In what may prove to be an industry landmark, all the systems in the three PC Advisor desktop PC charts feature processors from just one manufacturer for the first time.
Intel plots sweet revenge in January
When the February issue of the magazine hits retailers' shelves this time next week (20 December) all 30 PCs from our Power, Budget and Superbudget categories, will show off an AMD processor.
Even a year ago it would have been unthinkable to see an Intel-less desktop PC chart.
Intel, however, is planning to hit back next month when it unleashes the first chipset for its Pentium 4 processor capable of supporting DDR (double data rate) RAM.
The processor giant is hoping to hit AMD where it really hurts.
The pairing of AMD's Athlon range with the fast but cheap DDR RAM has enabled PC manufacturers to churn out systems that perform consistently well in PC Advisor lab tests.
With the arrival of the 845-DDR chipset for the P4, Intel will be hoping to muscle-in on the market for sub-£800 PCs.
DDR RAM runs faster than standard SDRAM (synchronous dynamic RAM), but costs only a fraction more.
It is also considerably cheaper than Rambus-based memory, which Intel has traditionally advocated as the best partner for P4 processors.
The 845-DDR chipset represents the second departure from Rambus-based memory for the Pentium 4 chip.
Last September Intel released an 845-SDRAM chipset for the Pentium 4, enabling PC makers to use inexpensive, standard SDRAM in Pentium 4 computers.
So far, however, the pairing of P4 and SDRAM has made little headway.
January will also see the arrival of Intel's Northwood processor — the first Pentium 4 engineered to 0.13 micron relay architecture.
Translated into English, this means faster internal clock speeds, lower power consumption, and cooler operating temperatures.
Northwood is expected to debut at speeds of around 2GHz, accelerating to 3GHz by the end of 2002.

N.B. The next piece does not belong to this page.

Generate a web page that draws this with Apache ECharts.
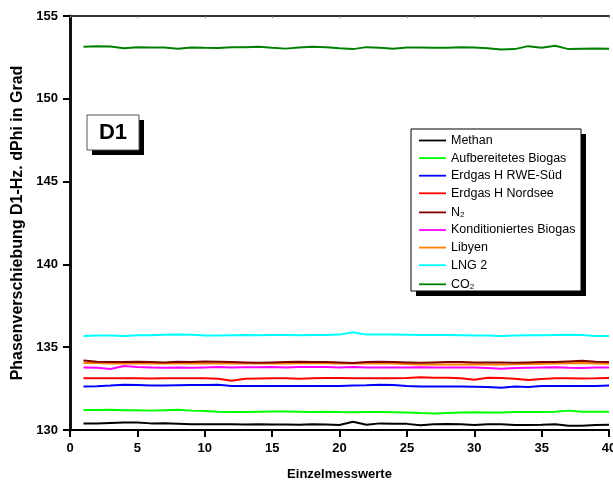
<!DOCTYPE html>
<html>
<head>
<meta charset="utf-8">
<script src="https://cdn.jsdelivr.net/npm/echarts@6/dist/echarts.min.js"></script>
<style>html,body{margin:0;padding:0;background:#fff}#c{width:613px;height:483px}</style>
</head>
<body>
<div id="c"></div>
<script>
var xValues = [];
for (var i = 1; i <= 40; i++) xValues.push(i);

var seriesNames = ['Methan','Aufbereitetes Biogas','Erdgas H RWE-Süd','Erdgas H Nordsee','N2','Konditioniertes Biogas','Libyen','LNG 2','CO2'];
var seriesColors = ['#000000','#00ff00','#0000ff','#ff0000','#800000','#ff00ff','#ff8000','#00ffff','#008000'];

var methan = [130.40,130.39,130.42,130.45,130.46,130.40,130.41,130.38,130.34,130.34,130.34,130.35,130.33,130.34,130.33,130.33,130.31,130.35,130.33,130.30,130.50,130.32,130.40,130.38,130.37,130.28,130.35,130.36,130.34,130.30,130.34,130.34,130.30,130.30,130.31,130.34,130.26,130.26,130.30,130.31];
var aufbereitet = [131.21,131.21,131.22,131.20,131.19,131.17,131.20,131.22,131.17,131.14,131.10,131.09,131.09,131.10,131.11,131.11,131.10,131.09,131.10,131.08,131.07,131.08,131.08,131.07,131.06,131.02,131.00,131.03,131.05,131.07,131.05,131.06,131.08,131.09,131.09,131.10,131.17,131.10,131.10,131.10];
var rweSued = [132.62,132.64,132.68,132.73,132.72,132.69,132.68,132.70,132.71,132.72,132.73,132.66,132.66,132.66,132.66,132.66,132.65,132.66,132.66,132.66,132.68,132.70,132.73,132.71,132.66,132.63,132.63,132.63,132.62,132.61,132.60,132.55,132.63,132.60,132.66,132.66,132.66,132.66,132.66,132.68];
var nordsee = [133.12,133.13,133.13,133.12,133.12,133.11,133.12,133.13,133.13,133.12,133.10,132.98,133.10,133.11,133.12,133.12,133.10,133.12,133.14,133.14,133.12,133.13,133.13,133.13,133.14,133.18,133.15,133.16,133.12,133.03,133.15,133.14,133.10,133.02,133.08,133.12,133.12,133.11,133.12,133.14];
var n2 = [134.20,134.12,134.10,134.10,134.12,134.10,134.08,134.12,134.10,134.14,134.12,134.10,134.08,134.06,134.08,134.10,134.12,134.10,134.10,134.08,134.05,134.10,134.12,134.10,134.08,134.06,134.08,134.10,134.10,134.08,134.07,134.08,134.06,134.08,134.10,134.10,134.14,134.18,134.12,134.10];
var konditioniert = [133.78,133.76,133.68,133.86,133.80,133.78,133.76,133.77,133.76,133.78,133.80,133.78,133.79,133.79,133.80,133.78,133.80,133.80,133.80,133.78,133.80,133.78,133.77,133.78,133.78,133.79,133.78,133.78,133.77,133.77,133.74,133.70,133.74,133.76,133.78,133.79,133.76,133.75,133.77,133.78];
var libyen = [134.05,134.04,134.02,134.03,134.02,134.03,134.02,134.02,134.03,134.02,134.02,134.03,134.02,134.02,134.01,134.02,134.03,134.04,134.03,134.02,134.02,134.02,134.02,134.01,133.98,133.96,133.95,133.95,133.96,133.97,133.96,133.96,133.97,133.99,134.00,134.01,134.03,134.04,134.02,134.00];
var lng2 = [135.68,135.70,135.70,135.68,135.72,135.72,135.75,135.76,135.75,135.70,135.70,135.72,135.73,135.72,135.74,135.73,135.72,135.74,135.74,135.76,135.90,135.76,135.76,135.76,135.75,135.74,135.73,135.73,135.72,135.70,135.70,135.68,135.70,135.72,135.72,135.74,135.75,135.73,135.68,135.68];
var co2 = [153.15,153.17,153.16,153.05,153.12,153.10,153.10,153.02,153.10,153.08,153.07,153.12,153.12,153.15,153.08,153.03,153.10,153.15,153.12,153.05,153.00,153.12,153.08,153.02,153.10,153.10,153.08,153.08,153.12,153.10,153.05,152.98,153.00,153.18,153.08,153.20,153.00,153.02,153.03,153.02];

var allData = [methan, aufbereitet, rweSued, nordsee, n2, konditioniert, libyen, lng2, co2];

var xTicks = [0,5,10,15,20,25,30,35,40];
var yTicks = [130,135,140,145,150,155];

var FONT = '"Liberation Sans", Arial, sans-serif';

var series = seriesNames.map(function (name, k) {
  return {
    name: name,
    type: 'line',
    data: xValues.map(function (x, j) { return [x, allData[k][j]]; }),
    symbol: 'none',
    showSymbol: false,
    smooth: false,
    z: name === 'N2' ? 4 : 3,
    lineStyle: { color: seriesColors[k], width: 2 },
    itemStyle: { color: seriesColors[k] }
  };
});

var chart = echarts.init(document.getElementById('c'), null, { renderer: 'canvas' });
chart.setOption({
  backgroundColor: '#fff',
  animation: false,
  grid: { left: 70, right: 4, top: 16, bottom: 53, containLabel: false, outerBoundsMode: 'none' },
  xAxis: [{
    type: 'value', min: xTicks[0], max: xTicks[xTicks.length - 1], interval: 5,
    position: 'bottom',
    name: 'Einzelmesswerte', nameLocation: 'middle', nameGap: 38,
    nameTextStyle: { fontFamily: FONT, fontWeight: 'bold', fontSize: 13, color: '#000' },
    axisLine: { show: true, lineStyle: { color: '#000', width: 2 } },
    axisTick: { show: true, inside: false, length: 7, lineStyle: { color: '#000', width: 2 } },
    axisLabel: { fontFamily: FONT, fontWeight: 'bold', fontSize: 13, color: '#000', margin: 12 },
    splitLine: { show: false }
  }, {
    type: 'value', min: xTicks[0], max: xTicks[xTicks.length - 1], interval: 5,
    position: 'top',
    axisLine: { show: true, lineStyle: { color: '#333', width: 2 } },
    axisTick: { show: true, inside: true, length: 2, lineStyle: { color: '#777', width: 1 } },
    axisLabel: { show: false },
    splitLine: { show: false }
  }],
  yAxis: [{
    type: 'value', min: yTicks[0], max: yTicks[yTicks.length - 1], interval: 5,
    position: 'left',
    name: 'Phasenverschiebung D1-Hz. dPhi in Grad', nameLocation: 'middle', nameGap: 43,
    nameTextStyle: { fontFamily: FONT, fontWeight: 'bold', fontSize: 16, color: '#000' },
    axisLine: { show: true, lineStyle: { color: '#000', width: 2 } },
    axisTick: { show: true, inside: false, length: 7, lineStyle: { color: '#000', width: 2 } },
    axisLabel: { fontFamily: FONT, fontWeight: 'bold', fontSize: 13, color: '#000', margin: 12 },
    splitLine: { show: false }
  }, {
    type: 'value', min: yTicks[0], max: yTicks[yTicks.length - 1], interval: 5,
    position: 'right',
    axisLine: { show: true, lineStyle: { color: '#111', width: 3 } },
    axisTick: { show: false },
    axisLabel: { show: false },
    splitLine: { show: false }
  }],
  legend: {
    orient: 'vertical',
    left: 419, top: 134,
    padding: 0,
    z: 10,
    itemWidth: 27, itemHeight: 12, itemGap: 4.6,
    icon: 'path://M0,5 L27,5 L27,6.8 L0,6.8 Z',
    data: seriesNames,
    selectedMode: false,
    textStyle: {
      fontFamily: FONT, fontSize: 12.5, color: '#000', lineHeight: 12,
      rich: {
        sub: { fontFamily: FONT, fontSize: 8, color: '#000', lineHeight: 12, verticalAlign: 'bottom', padding: [6, 0, 0, 0] },
        n: { fontFamily: FONT, fontSize: 12.5, color: '#000', lineHeight: 12 }
      }
    },
    formatter: function (name) {
      if (name === 'N2') return '{n|N}{sub|2}';
      if (name === 'CO2') return '{n|CO}{sub|2}';
      return name;
    }
  },
  graphic: [
    { type: 'rect', z: 1, shape: { x: 416, y: 134, width: 170, height: 162 }, style: { fill: '#000' } },
    { type: 'rect', z: 2, shape: { x: 411, y: 129, width: 170, height: 162 }, style: { fill: '#fff', stroke: '#000', lineWidth: 1 } },
    { type: 'rect', z: 1, shape: { x: 92, y: 120, width: 52, height: 35 }, style: { fill: '#000' } },
    { type: 'rect', z: 2, shape: { x: 87, y: 115, width: 52, height: 35 }, style: { fill: '#fff', stroke: '#555', lineWidth: 1 } },
    { type: 'text', z: 3, style: { x: 113, y: 133, text: 'D1', fontFamily: FONT, fontWeight: 'bold', fontSize: 22, fill: '#000', align: 'center', verticalAlign: 'middle' } }
  ],
  series: series
});
</script>
</body>
</html>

PC Advisor readers get on their soap box:
Adam Cherry Thu, 13.12.01 12:25 GMT
Intel’s chances?... none.
Intel’s fightback?... will only work if they reduce prices.
Good for consumers?... yes, if it makes Intel drop its prices.
Thu, 13.12.01 13:39 GMT
Intel’s chances? Pretty good — its current i845 chipset is rock-solid so if they build on that it shouldn't have the bugs that the VIA KT266/a chips have had.
Intel has realised that RDRAM was a mistake — hence it’s gone DDR RAM, which is almost as fast at a fraction of the price.
This will be good for consumers as it will mean price drops - as no need fo RDRAM — but there could be confusion over the advantages/disadvantages of either system.
The end of Rambus? Definitely — and PC133 is nowhere near as fast as DDR RAM, which runs at 266MHz unclocked — and RDRAM runs at 400MHz — quad pumped.
More bandwidth equals faster speeds, but way too expensive — DDR RAM prices are only about £5 more than PC133 at the moment anyway for the same size module.
Thu, 13.12.01 14:10 GMT
Intel’s bowing to the inevitable.
I do not think there is any other choice if the Pentium is to survive. A huge investment in DDR RAM has been made by the major memory chip manufacturers, and it is competitively priced.
The world economy is slowing down, which makes marketing computers much more difficult.
Private consumers and businesses are spending less. I also consider it likely that standard computer memory requirements may quadruple within the next three years. I do not see how Rambus can compete with DDR RAM under these circumstances. It is just too expensive.
Thu, 13.12.01 15:47
Intel has the 'name', but AMD has the power performance.
Any battle between companies, especially AMD and Intel, is bound to be good for all of us.